Tuesday, September 22, 2015

the things that keep you going

Can I just tell you guys how much I love this picture?

And geez, I love that guy.

He wakes up at 4:30 each morning and leaves for the hospital long before any of the rest of us even think about stirring. He spends fourteen long hours there before he comes home.  And does this six days a week.  Week in and week out.  Month in and month out.

Residency, oof.

The man must be utterly exhausted.  I would be.  To the depths of my soul, I would be.

But every evening, he walks through the door to be greeted by two tiny voices yelling "Daddy! Daddeee!" and a pup that would yell too, if only she could.  And he greets them each with hugs and cuddles and excited smiles.  After dinner, he lays on the playroom floor to become the human jungle gym.  And the house fills with laughter.  He reads books, plays legos and cuddles baby dolls.  He hauls kids to bed, tucks them in and reads a bedtime story, often falling asleep himself in the process.  But even when I offer to do the bedtime routine, he declines, because his time with them is already too short he says.  And it's true.

And before he knows it, the cycle starts again with the buzzing of his alarm at 4:30 in the dark of the morning.  How he does it, I truly don't know.  But he's like our very own super hero.  Our scrub wearing, coffee guzzling, totally exhausted super hero.  His super power, you ask:  loving his family.

Wednesday, September 9, 2015

on the first day of first grade

*written two weeks ago, but just now posting.  because, life.*

Just this past Monday, my little baby boy started first grade. No longer in home school, but at a public school.  Full of other children, teachers, lunch ladies, librarians and crossing guards.  And in a moment's time he was no longer my baby boy.  Still my child, but now a child of the world too.  And this world is beautiful and hard, kind and not so kind, accepting and judgmental, full of love and full of spite.  For the first time, he was leaving my side to join the world as an active participant without my constant guidance and words of encouragement.  And my heart... oh my heart.  This mama heart was sinking to my stomach under the weight of it all.  I fretted for weeks, months really...  And on Sunday night, I took his peanut butter sandwich, cut it into the shape of two brontosauruses (just the way he likes) and packed it into his Spiderman lunchbox.  My husband watched me do this and it was obvious by the look on his face that he already knew the answer, but he asked THE question anyway.  Those three little words that manage to bulldoze right through that feeble wall that was already bowing under the weight of the sea behind it.

"Are you okay?"

And the flood gates broke.  How could I drop him off tomorrow?  With his big heart and tender soul, and just offer him up this great big world that would surely crush his spirit as it swallowed him whole? Jon hugged me and chuckled gently as he assured me that our boy would do just fine, BETTER than fine, in fact.  I wanted to believe, but a mother's heart is a complex thing.  This old heart longs to protect him from the hurt in this world  despite the knowledge my head holds that he was made to live in this world with all its beauty and all its mess, and it is his time to begin writing his own story. But reason rarely holds sway in a mama's heart.

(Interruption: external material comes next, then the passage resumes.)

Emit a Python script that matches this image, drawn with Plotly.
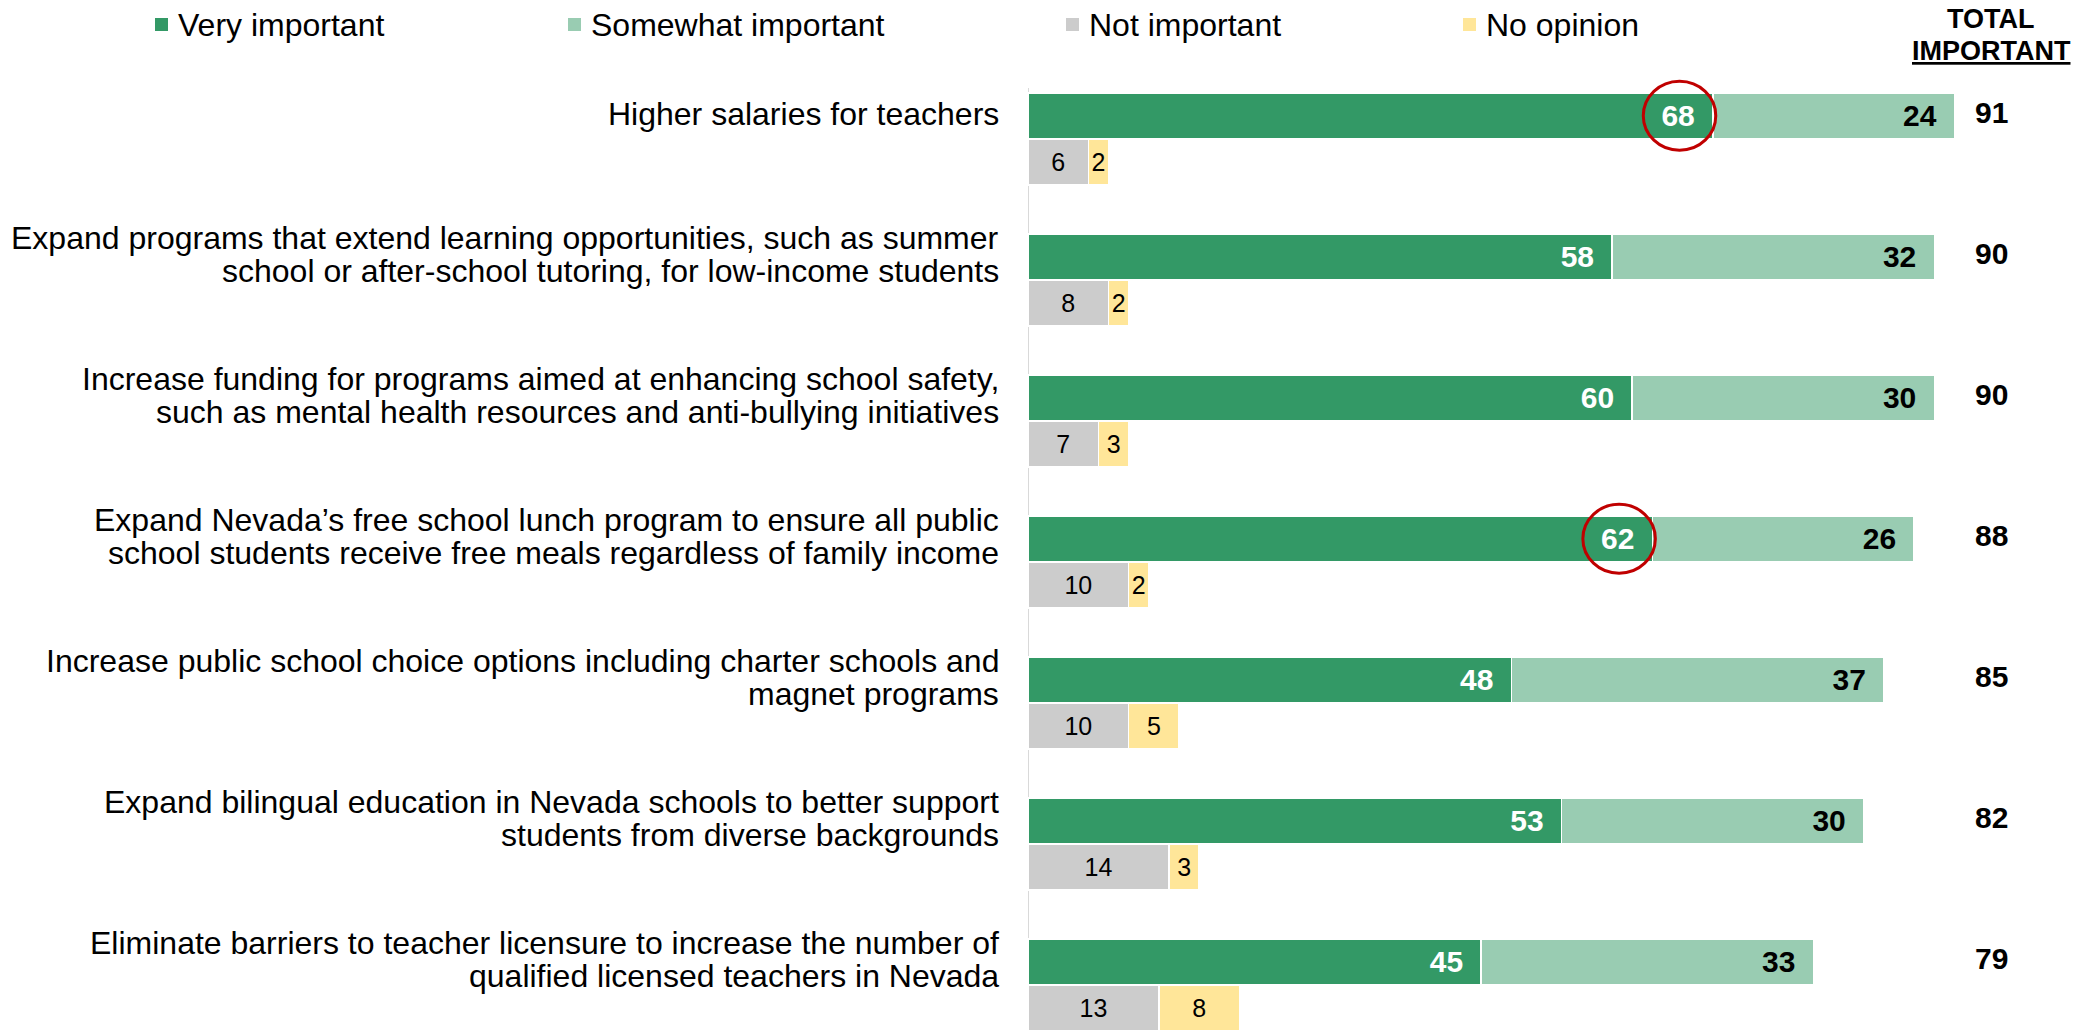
import plotly.graph_objects as go

categories = [
    "Higher salaries for teachers",
    "Expand programs that extend learning opportunities, such as summer<br>school or after-school tutoring, for low-income students",
    "Increase funding for programs aimed at enhancing school safety,<br>such as mental health resources and anti-bullying initiatives",
    "Expand Nevada’s free school lunch program to ensure all public<br>school students receive free meals regardless of family income",
    "Increase public school choice options including charter schools and<br>magnet programs",
    "Expand bilingual education in Nevada schools to better support<br>students from diverse backgrounds",
    "Eliminate barriers to teacher licensure to increase the number of<br>qualified licensed teachers in Nevada",
]
very_important = [68, 58, 60, 62, 48, 53, 45]
somewhat_important = [24, 32, 30, 26, 37, 30, 33]
not_important = [6, 8, 7, 10, 10, 14, 13]
no_opinion = [2, 2, 3, 2, 5, 3, 8]
total_important = [91, 90, 90, 88, 85, 82, 79]
circled = [0, 3]

series_names = ["Very important", "Somewhat important", "Not important", "No opinion"]
colors = ["#339966", "#99CCB2", "#CCCCCC", "#FFE699"]

FONT = "Arial, Liberation Sans, sans-serif"
W, H = 2091, 1030
L = 1028
OFF = 0.165
BW = 0.325

idx = list(range(len(categories)))
y_top = [i - OFF for i in idx]
y_bot = [i + OFF for i in idx]

fig = go.Figure()
pad = "\u2002"
fig.add_trace(go.Bar(y=y_top, x=very_important, orientation="h", width=BW, name=series_names[0],
                     marker=dict(color=colors[0], line=dict(color="white", width=1.5)),
                     texttemplate="<b>%{x}</b>" + pad, textposition="inside", insidetextanchor="end",
                     constraintext="none",
                     textfont=dict(color="white", size=30, family=FONT), showlegend=False))
fig.add_trace(go.Bar(y=y_top, x=somewhat_important, orientation="h", width=BW, name=series_names[1],
                     marker=dict(color=colors[1], line=dict(color="white", width=1.5)),
                     texttemplate="<b>%{x}</b>" + pad, textposition="inside", insidetextanchor="end",
                     constraintext="none",
                     textfont=dict(color="black", size=30, family=FONT), showlegend=False))
fig.add_trace(go.Bar(y=y_bot, x=not_important, orientation="h", width=BW, name=series_names[2],
                     marker=dict(color=colors[2], line=dict(color="white", width=1.5)),
                     texttemplate="%{x}", textposition="inside", insidetextanchor="middle",
                     constraintext="none",
                     textfont=dict(color="black", size=25, family=FONT), showlegend=False))
fig.add_trace(go.Bar(y=y_bot, x=no_opinion, orientation="h", width=BW, name=series_names[3],
                     marker=dict(color=colors[3], line=dict(color="white", width=1.5)),
                     texttemplate="%{x}", textposition="inside", insidetextanchor="middle",
                     constraintext="none",
                     textfont=dict(color="black", size=25, family=FONT), showlegend=False))

annotations = []
shapes = []

# category labels (one annotation per line for tight line spacing)
for i, cat in enumerate(categories):
    lines = cat.split("<br>")
    n = len(lines)
    for k, line in enumerate(lines):
        shift = -2 + (k - (n - 1) / 2) * 33
        annotations.append(dict(x=0, y=y_top[i], xref="x", yref="y", text=line, showarrow=False,
                                xanchor="right", yanchor="middle", xshift=-27, yshift=-shift,
                                font=dict(size=32, color="black", family=FONT)))

# totals
for i, t in enumerate(total_important):
    annotations.append(dict(x=(1991 - L) / (W - L), y=y_top[i], xref="paper", yref="y",
                            text=f"<b>{t}</b>", showarrow=False, xanchor="center", yanchor="middle",
                            yshift=3,
                            font=dict(size=30, color="black", family=FONT)))

annotations.append(dict(x=(1991 - L) / (W - L), y=1 - 19 / H, xref="paper", yref="paper",
                        text="<b>TOTAL</b>", showarrow=False,
                        xanchor="center", yanchor="middle", align="center",
                        font=dict(size=27, color="black", family=FONT)))
annotations.append(dict(x=(1991 - L) / (W - L), y=1 - 51 / H, xref="paper", yref="paper",
                        text="<b><u>IMPORTANT</u></b>", showarrow=False,
                        xanchor="center", yanchor="middle", align="center",
                        font=dict(size=27, color="black", family=FONT)))

# legend
legend_text_x = [176, 589, 1087, 1484]
for name, col, tx in zip(series_names, colors, legend_text_x):
    annotations.append(dict(x=(tx - L) / (W - L), y=1 - 25 / H, xref="paper", yref="paper",
                            text=name, showarrow=False, xanchor="left", yanchor="middle",
                            font=dict(size=32, color="black", family=FONT)))
    sx = tx - 21
    shapes.append(dict(type="rect", xref="paper", yref="paper",
                       x0=(sx - L) / (W - L), x1=(sx + 13 - L) / (W - L),
                       y0=1 - 31 / H, y1=1 - 18 / H, fillcolor=col, line=dict(width=0)))

# axis line
shapes.append(dict(type="line", xref="x", yref="paper", x0=0, x1=0, y0=0, y1=1 - 88 / H,
                   line=dict(color="#D9D9D9", width=2), layer="below"))

# red circles around highlighted values
for i in circled:
    cx = very_important[i] - 3.3
    shapes.append(dict(type="circle", xref="x", yref="y", x0=cx - 3.6, x1=cx + 3.6,
                       y0=y_top[i] - 0.245, y1=y_top[i] + 0.245,
                       line=dict(color="#C00000", width=3)))

px_per_unit = 10.07
y0_px = 139
px_per_row = 141

fig.update_layout(
    width=W, height=H,
    margin=dict(l=L, r=0, t=0, b=0),
    barmode="stack",
    plot_bgcolor="white", paper_bgcolor="white",
    xaxis=dict(range=[0, (W - L) / px_per_unit], visible=False),
    yaxis=dict(range=[(H - y0_px) / px_per_row, -y0_px / px_per_row], visible=False),
    annotations=annotations,
    shapes=shapes,
    font=dict(family=FONT),
)

fig.write_html("out.html", config={"displayModeBar": False},
               post_script="document.body.style.margin='0';document.body.style.overflow='hidden';")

Somehow, I left him in the classroom that next morning.  With what was almost certainly a painfully awkward smile pasted to my face.  And as I walked away, I kept looking over my shoulder to see that he was okay.  I don't think he even saw me leave--a desk covered with brightly colored papers & markers and surrounded by new friends to meet.  He seemed so confident, so ready to start writing that story of independence.  his story.

I suppressed the urge to "just drive by his school" at least three times that day.  And said about ten times that amount of prayers.  As 2 pm finally rolled around, I excitedly buckled Cora into her car seat all the while mentally preparing myself for whatever Sam's emotional condition might be upon our arrival.  He walked through the front doors of his school that afternoon, face beaming and proclaimed that it had been "the best day of my life!".  I cried then too.  From relief, from happiness, and well, just because that's what mamas do.

And everyday I still pray that these other people, the kids, the teachers, the lunch ladies, the librarians, the crossing guards... that they all see how special he is.  That they all see his tender heart and choose to fill it with kindness.  That he leaves each day feeling loved and valued.  That he doesn't have to learn quite yet just how hard this world can be.  Let him continue believing that he can do anything, be anything, accomplish anything, that good always wins and love is always the answer.  Isn't this every mother's prayer?

But I don't say all this to him.  No, instead I walk him up to those big glass doors each morning, give him a hug and whisper in his ear, "I love you!  Be kind & work hard.  Have a great day, I'll see you this afternoon!".  And then I let him go.